Pakistani court grants bail to Christian 'blasphemy' girl
|Publisher||Radio Free Europe/Radio Liberty|
|Publication Date||7 September 2012|
|Cite as||Radio Free Europe/Radio Liberty, Pakistani court grants bail to Christian 'blasphemy' girl, 7 September 2012, available at: http://www.refworld.org/docid/5052e2cdc.html [accessed 13 July 2014]|
|Disclaimer||This is not a UNHCR publication. UNHCR is not responsible for, nor does it necessarily endorse, its content. Any views expressed are solely those of the author or publisher and do not necessarily reflect those of UNHCR, the United Nations or its Member States.|
September 07, 2012
Khalid Chishti, the imam of a local mosque, was charged with blasphemy for tampering with evidence in the case.
A Pakistani court has granted bail to a Christian girl accused of blasphemy, in a case that has sparked an international outcry.
Judge Muhammad Azam Khan ordered the release of Rimsha Masih, who was arrested in a poor Islamabad suburb on August 16 accused of burning papers containing verses from the Koran.
Khan told a packed courtroom on September 7 that he had accepted Masih's application for bail.

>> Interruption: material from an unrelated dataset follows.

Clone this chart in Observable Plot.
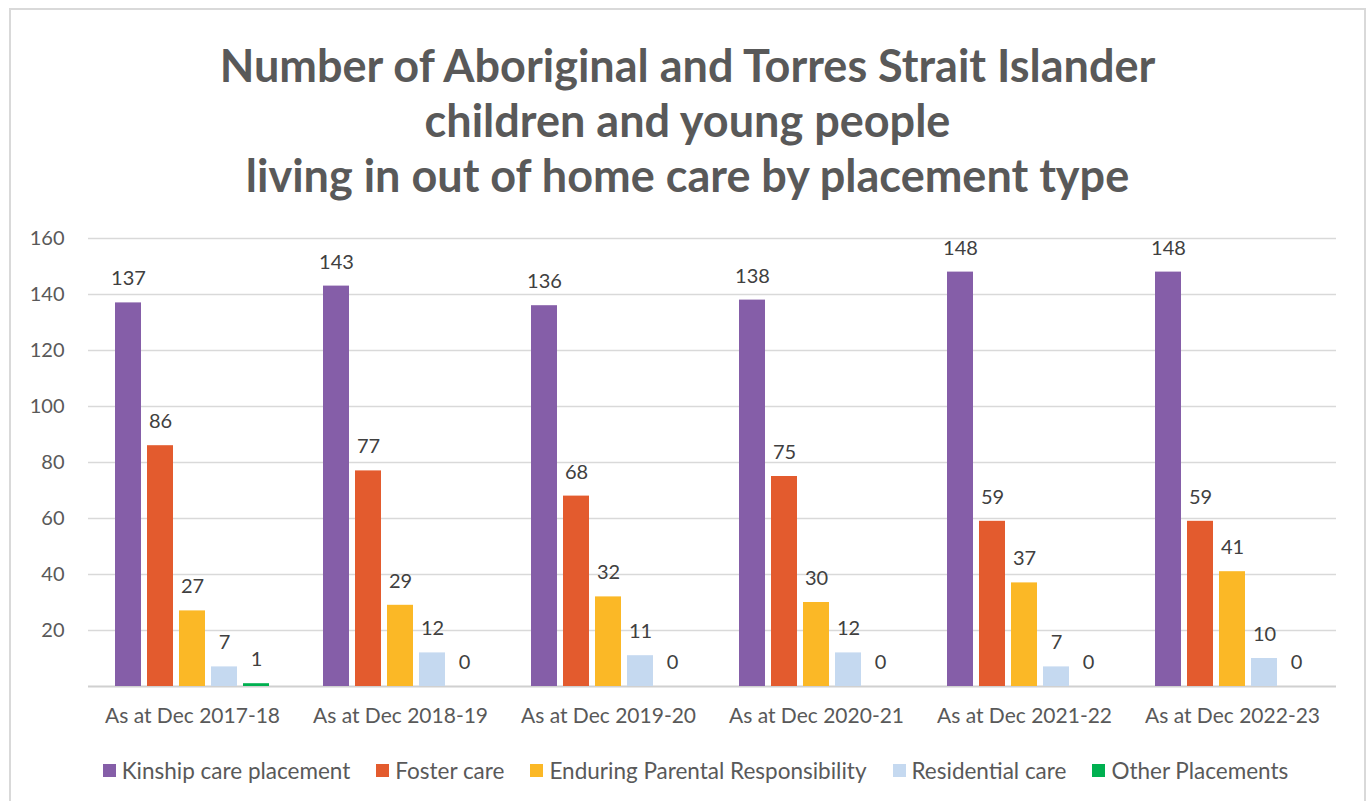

He said bail had been set at around $10,500.
However, it was unclear whether the girl's poor family would be able to afford bail.
Robinson Asghar, an aide to the minister for national harmony, said if bail payment was met, Masih, who is believed to be 14, would be reunited with her family at a location that is being kept secret for security reasons.
He told Reuters there were no plans to send the girl abroad.
Campaigners stepped up calls for Masih's release after police on September 1 arrested a Muslim cleric for allegedly tampering with the evidence.
His aides said Hafiz Khalid Chishti tried to bolster the case against the girl by planting pages from the Koran among the burnt papers that were brought to him.
Under Pakistan's harsh blasphemy laws, insulting the Prophet Muhammad is punishable by death, and burning a sacred text by life imprisonment.
For decades, rights groups have called on Islamabad to reform these laws, which they say are often abused to settle personal vendettas and persecute Christians.
Abusing The Law
Blasphemy is a very sensitive subject in Pakistan, where 97 percent of the 180 million population are Muslims.
Masih's lawyer, Tahir Naveed Chaudhry, told RFE/RL's Radio Mashaal that anyone advocating the rights of those accused in blasphemy shares their dangers.
"I think people implicated in such cases or even those who raised their voice for the accused have faced threats to their lives," Chaudhry said.
Allegations of insulting Islam or the Prophet Muhammad often prompt a furious public reaction.
Those accused under a blasphemy law are sometimes killed by members of the public even if they are found innocent by the courts.
In 2011, leading politician Salman Taseer and a Christian cabinet minister, Shahbaz Bhatti, were assassinated after calling for the law to be reformed.
Taseer's convicted killer is being held in the same jail as Masih.